Between the empyrean heights of traditional (corporate) publishing and the fetid swamp of self-publishing lies the broad swath of prickly undergrowth where lurk the monsters of the indie press. I’ve been looking at a few indie websites this week, and reading cautionary tales. I did actually end up submitting a query to one of the indies. Perhaps inadvisedly. More on that below.
If your view of indie presses is through rose-colored lenses, you may want to jet over to Writer Beware. The material on that site will surely fill you with both fear and loathing, and that would be healthy for both your sanity and your literary prospects.
Many things can go wrong when an unsuspecting author signs a contract with an indie. Your book may be published with the wrong cover, or with chapters bound in from some other book. It happens. Your royalty checks may never arrive. When the publisher goes out of business, you may be unable to get the rights to your book reassigned to you — and yes, that can happen even if your contract specifically says you get the rights back.
Some indie publishers provide a decent service. Some of them have good intentions but lack a good business model. Some of them are jut plain crooks. I’m not going to trot out a check list of warning signs; read the Writer Beware site for that.
The publisher I decided to submit to has several things in its favor. First, it has been in business for eight or ten years. This indicates a certain level of stability. I used Amazon’s Look Inside to read the opening pages of a few of this publisher’s books, and the writing seemed well above average. The staff appears, with names, photos, and bios, on their website. (Never trust a publisher whose identity remains hidden.) Most important, perhaps, this publisher charges the author no fees up front. Instead, it pays royalties. That is, it’s not a vanity or “hybrid” publisher.
In general, I would strongly recommend against paying a publisher to publish your book. There may, however, be legitimate reasons why you would pay a publisher up front. For instance, the publisher may offer a combined package that includes cover design, interior layout, and e-book formatting, none of which you’re equipped to do yourself. The publisher may also offer in-house editing services, and if their editors are good (no guarantees on that score!), your work may be the better for it.
The problem with this business model is that once you have sent the publisher your fat lump of money — and we’re talking several thousand dollars — they have no incentive to follow through on any of those promised services.
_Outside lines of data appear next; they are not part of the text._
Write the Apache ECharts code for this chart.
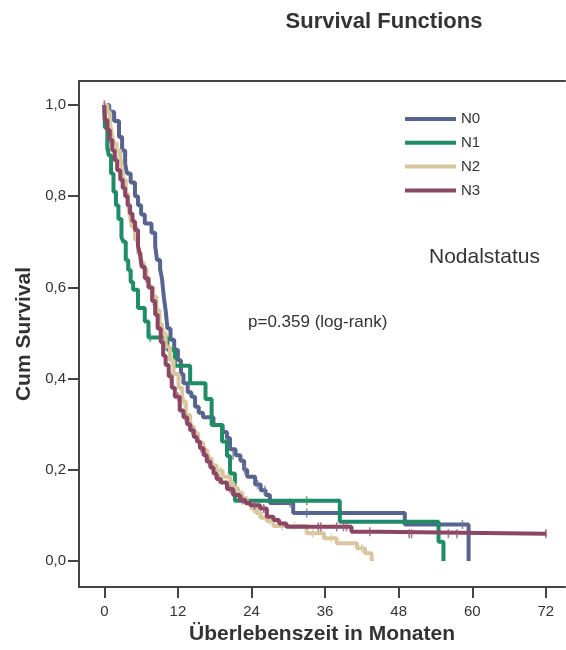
<!DOCTYPE html>
<html>
<head>
<meta charset="utf-8">
<script src="https://cdn.jsdelivr.net/npm/echarts@6/dist/echarts.min.js"></script>
<style>html,body{margin:0;padding:0;background:#fff}#c{width:566px;height:650px}</style>
</head>
<body>
<div id="c"></div>
<script>
// ---- data ----
var groups = ['N0', 'N1', 'N2', 'N3'];
var xTicks = [0, 12, 24, 36, 48, 60, 72];
var yTicks = [0, 0.2, 0.4, 0.6, 0.8, 1.0];

var n0Steps = [[0,1],[0.8,0.985],[1.6,0.965],[2.4,0.93],[2.9,0.9],[3.4,0.87],[3.7,0.85],[4.3,0.83],[5.0,0.80],[5.5,0.78],[6.0,0.76],[6.6,0.74],[7.7,0.72],[8.3,0.69],[8.6,0.66],[9.1,0.64],[9.4,0.62],[9.7,0.58],[10.0,0.55],[10.3,0.51],[10.8,0.485],[11.4,0.463],[12.0,0.44],[12.5,0.41],[12.9,0.39],[13.6,0.37],[14.2,0.36],[14.8,0.338],[15.4,0.325],[16.1,0.315],[17.8,0.298],[19.3,0.283],[20.0,0.27],[20.5,0.245],[21.4,0.232],[22.2,0.22],[22.8,0.2],[23.3,0.185],[24.6,0.168],[25.5,0.155],[26.3,0.145],[27.0,0.127],[30.8,0.105],[49.0,0.08],[59.4,0]];
var n0Cens = [[21.0,0.232],[22.9,0.2],[25.0,0.168],[26.2,0.155],[30.3,0.127],[33.0,0.105],[58.4,0.08]];

var n1Steps = [[0,1],[0.1,0.95],[0.5,0.91],[0.7,0.89],[1.1,0.85],[1.5,0.81],[1.9,0.78],[2.3,0.75],[2.8,0.71],[3.1,0.70],[3.5,0.66],[3.9,0.638],[4.3,0.612],[4.7,0.595],[5.5,0.555],[6.6,0.525],[7.2,0.49],[10.3,0.463],[11.5,0.428],[14.0,0.39],[16.5,0.355],[17.5,0.298],[19.2,0.262],[20.0,0.23],[20.5,0.192],[21.3,0.132],[38.4,0.086],[54.5,0.042],[55.3,0]];
var n1Cens = [[0.3,0.91],[3.7,0.66],[4.1,0.638],[7.5,0.49],[33.0,0.132]];

var n2Steps = [[0,1],[0.5,0.985],[0.9,0.96],[1.2,0.94],[1.5,0.916],[2.0,0.90],[2.6,0.887],[2.9,0.86],[3.1,0.836],[3.5,0.805],[3.9,0.777],[4.2,0.755],[4.5,0.733],[5.0,0.705],[5.5,0.675],[6.0,0.655],[6.4,0.64],[6.9,0.62],[7.3,0.60],[8.0,0.58],[8.5,0.55],[9.0,0.52],[9.4,0.50],[10.0,0.47],[10.7,0.44],[11.3,0.41],[12.1,0.38],[12.7,0.35],[13.3,0.32],[14.0,0.295],[14.6,0.28],[15.3,0.26],[16.1,0.243],[16.8,0.225],[17.5,0.21],[18.3,0.198],[19.3,0.185],[20.5,0.172],[21.0,0.16],[21.8,0.15],[22.5,0.138],[23.2,0.125],[24.0,0.115],[24.8,0.105],[25.5,0.095],[26.5,0.088],[27.6,0.077],[33.0,0.061],[35.8,0.05],[37.9,0.039],[41.2,0.028],[42.5,0.017],[43.6,0]];
var n2Cens = [[0,1],[1.0,0.96],[2.2,0.9],[3.0,0.86],[4.0,0.777],[5.2,0.705],[6.2,0.655],[7.6,0.60],[8.7,0.55],[9.8,0.50],[11.0,0.44],[13.0,0.35],[14.3,0.295],[15.0,0.28],[16.5,0.243],[17.2,0.225],[19.0,0.198],[21.5,0.16],[24.3,0.115],[25.2,0.105],[27.0,0.088],[29.0,0.077],[31.0,0.077],[34.0,0.061],[37.0,0.05],[42.0,0.028]];

var n3Steps = [[0,1],[0.1,0.967],[0.5,0.945],[0.9,0.923],[1.3,0.90],[1.7,0.879],[2.1,0.857],[2.6,0.836],[3.0,0.818],[3.4,0.80],[3.8,0.78],[4.2,0.762],[4.6,0.745],[5.0,0.726],[5.5,0.69],[5.8,0.675],[6.1,0.645],[6.6,0.62],[7.2,0.60],[7.8,0.57],[8.3,0.54],[8.7,0.51],[9.2,0.48],[9.6,0.45],[10.0,0.43],[10.5,0.405],[11.0,0.38],[11.5,0.36],[12.3,0.33],[12.9,0.315],[13.5,0.30],[14.0,0.287],[14.6,0.272],[15.1,0.262],[15.6,0.247],[16.2,0.232],[16.7,0.218],[17.3,0.205],[17.8,0.192],[18.3,0.18],[19.0,0.172],[20.0,0.158],[21.0,0.145],[22.1,0.134],[23.0,0.127],[23.8,0.122],[25.4,0.115],[26.5,0.097],[27.6,0.09],[28.5,0.082],[29.7,0.075],[40.3,0.064],[44.6,0.06],[72.1,0.06]];
var n3Cens = [[0,1],[1.0,0.923],[2.0,0.879],[3.2,0.818],[4.0,0.78],[5.3,0.726],[6.8,0.62],[8.0,0.57],[9.4,0.48],[10.8,0.405],[12.0,0.36],[13.2,0.315],[14.3,0.287],[15.8,0.247],[17.0,0.218],[18.7,0.18],[20.5,0.158],[22.5,0.134],[24.5,0.122],[26.0,0.115],[34.9,0.075],[35.3,0.075],[37.9,0.075],[39.0,0.075],[39.5,0.075],[43.3,0.064],[49.7,0.06],[50.1,0.06],[56.1,0.06],[57.5,0.06],[72.0,0.06]];

var colors = ['#56648f', '#1f8c66', '#d9c69f', '#8b4663'];
var censColors = ['#6a78a2', '#2f9a72', '#dccca6', '#9a5472'];
var stepsAll = [n0Steps, n1Steps, n2Steps, n3Steps];
var censAll = [n0Cens, n1Cens, n2Cens, n3Cens];

// ---- chart ----
var FONT = 'Liberation Sans, Arial, sans-serif';
var TXT = '#333';
var chart = echarts.init(document.getElementById('c'));
var series = [];
var order = [0, 1, 2, 3];
order.forEach(function (i) {
  series.push({
    name: groups[i], type: 'line', step: 'end', data: stepsAll[i],
    showSymbol: false, symbol: 'none', color: colors[i],
    itemStyle: { color: colors[i] },
    lineStyle: { color: colors[i], width: 4 }, z: 2 + i, silent: true
  });
});
order.forEach(function (i) {
  series.push({
    name: groups[i] + ' zensiert', type: 'scatter', data: censAll[i],
    symbol: 'rect', symbolSize: [1.6, 9],
    itemStyle: { color: censColors[i] }, z: 2 + i, silent: true
  });
});

var xMin = -4.125, xMax = 75.12;
var axisLineStyle = { color: '#444', width: 2 };
var option = {
  animation: false,
  backgroundColor: '#fff',
  textStyle: { fontFamily: FONT },
  title: {
    text: 'Survival Functions', left: 379, top: 6, textAlign: 'center',
    textStyle: { fontFamily: FONT, fontWeight: 'bold', fontSize: 22, color: TXT }
  },
  legend: {
    data: groups, orient: 'vertical', left: 400, top: 106,
    icon: 'rect', itemWidth: 51, itemHeight: 4, itemGap: 7.8,
    textStyle: { fontFamily: FONT, fontSize: 15, color: TXT, lineHeight: 16 },
    selectedMode: false
  },
  grid: { left: 79, top: 81, right: 1, bottom: 63, containLabel: false },
  xAxis: [{
    type: 'value', min: xMin, max: xMax, position: 'bottom',
    name: 'Überlebenszeit in Monaten', nameLocation: 'middle', nameGap: 34,
    nameTextStyle: { fontFamily: FONT, fontWeight: 'bold', fontSize: 21, color: TXT },
    axisLine: { show: true, onZero: false, lineStyle: axisLineStyle },
    axisTick: { show: true, length: 11, lineStyle: axisLineStyle, customValues: xTicks },
    axisLabel: { fontFamily: FONT, fontSize: 15, color: TXT, margin: 17, customValues: xTicks },
    splitLine: { show: false }
  }, {
    type: 'value', min: xMin, max: xMax, position: 'top',
    axisLine: { show: true, onZero: false, lineStyle: axisLineStyle },
    axisTick: { show: false }, axisLabel: { show: false }, splitLine: { show: false }
  }],
  yAxis: {
    type: 'value', min: -0.057, max: 1.0526,
    name: 'Cum Survival', nameLocation: 'middle', nameGap: 44, nameRotate: 90,
    nameTextStyle: { fontFamily: FONT, fontWeight: 'bold', fontSize: 21, color: TXT },
    axisLine: { show: true, onZero: false, lineStyle: axisLineStyle },
    axisTick: { show: true, length: 11, lineStyle: axisLineStyle, customValues: yTicks },
    axisLabel: {
      fontFamily: FONT, fontSize: 15, color: TXT, margin: 13, customValues: yTicks,
      formatter: function (v) { return v.toFixed(1).replace('.', ','); }
    },
    splitLine: { show: false }
  },
  graphic: [
    { type: 'text', left: 429, top: 247, style: { text: 'Nodalstatus', fontFamily: FONT, fontSize: 21, fill: TXT } },
    { type: 'text', left: 248, top: 314, style: { text: 'p=0.359 (log-rank)', fontFamily: FONT, fontSize: 17, fill: TXT } }
  ],
  series: series
};
chart.setOption(option);
</script>
</body>
</html>
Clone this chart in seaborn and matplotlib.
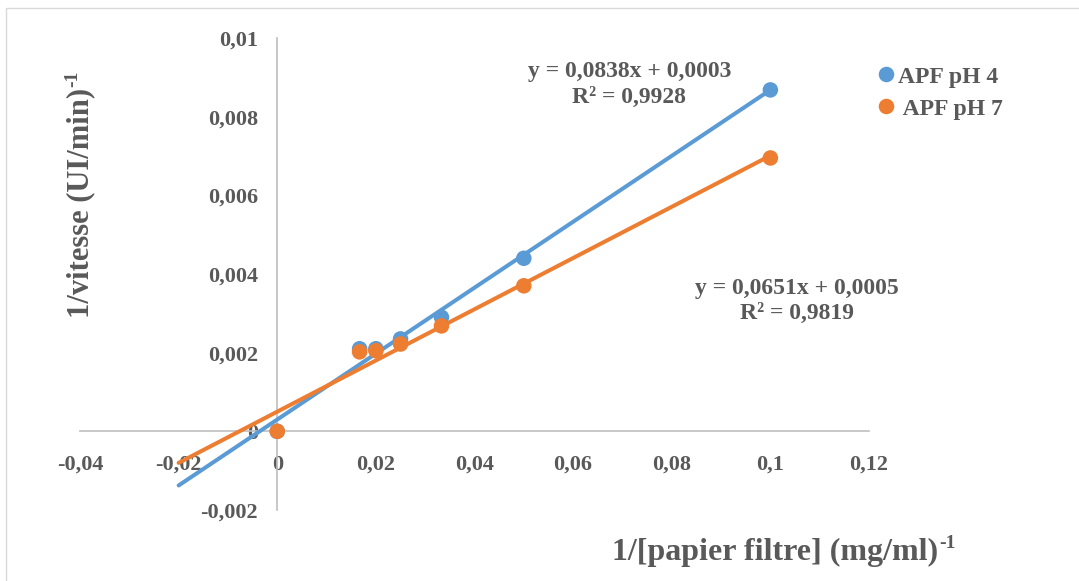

Their “promotion and marketing” may consist entirely of sending out a mass email that nobody reads. Their “editor” may be a recent college grad who knows less about editing fiction or English grammar than your Aunt Martha.
What you want is not a publisher that makes money selling services to authors. You want a publisher that makes money by selling books to readers.
After submitting my synopsis and opening chapters to this publisher, though, I went back to their website and thought a bit more about their personnel. The Editor-in-Chief claims to have years of editing experience, but her bio doesn’t mention a single company she has ever edited for, or a single book project with a major publisher that she has ever seen through to publication. She apparently spent ten years on the board of a volunteer-run non-profit dedicated to helping writers. As a credential, that’s pure piffle.
Her bio, the bio of her second-in-command editor, and the bio of the editorial assistant all mention their pets. This is undoubtedly intended to make the staff seem more human or approachable, but when you mention your cat’s name and don’t mention any paid position you have ever had in the publishing world, nor anything of your own that has ever been published … well, that’s not a good sign.
It’s also the case that the gal who is designated the copy-editor for this particular publishing outfit lists no qualifications whatever for her position. Having been a professional copy-editor myself for more than 25 years, I may be able to teach her a thing or two. Publishing should be a two-way street, after all.
And this is the company that rose above the pack to the point where I went ahead and sent them a query.
Now, I want to be clear about this. This publishing company may be both effective and entirely reputable! I may end up signing a deal with them (if they offer a reasonable contract), and it might work out very well for both parties. All I’m saying, to switch up the metaphor with which this essay began, is that indie publishing is a bit of a minefield. If you’re not watching your step, something may go boom.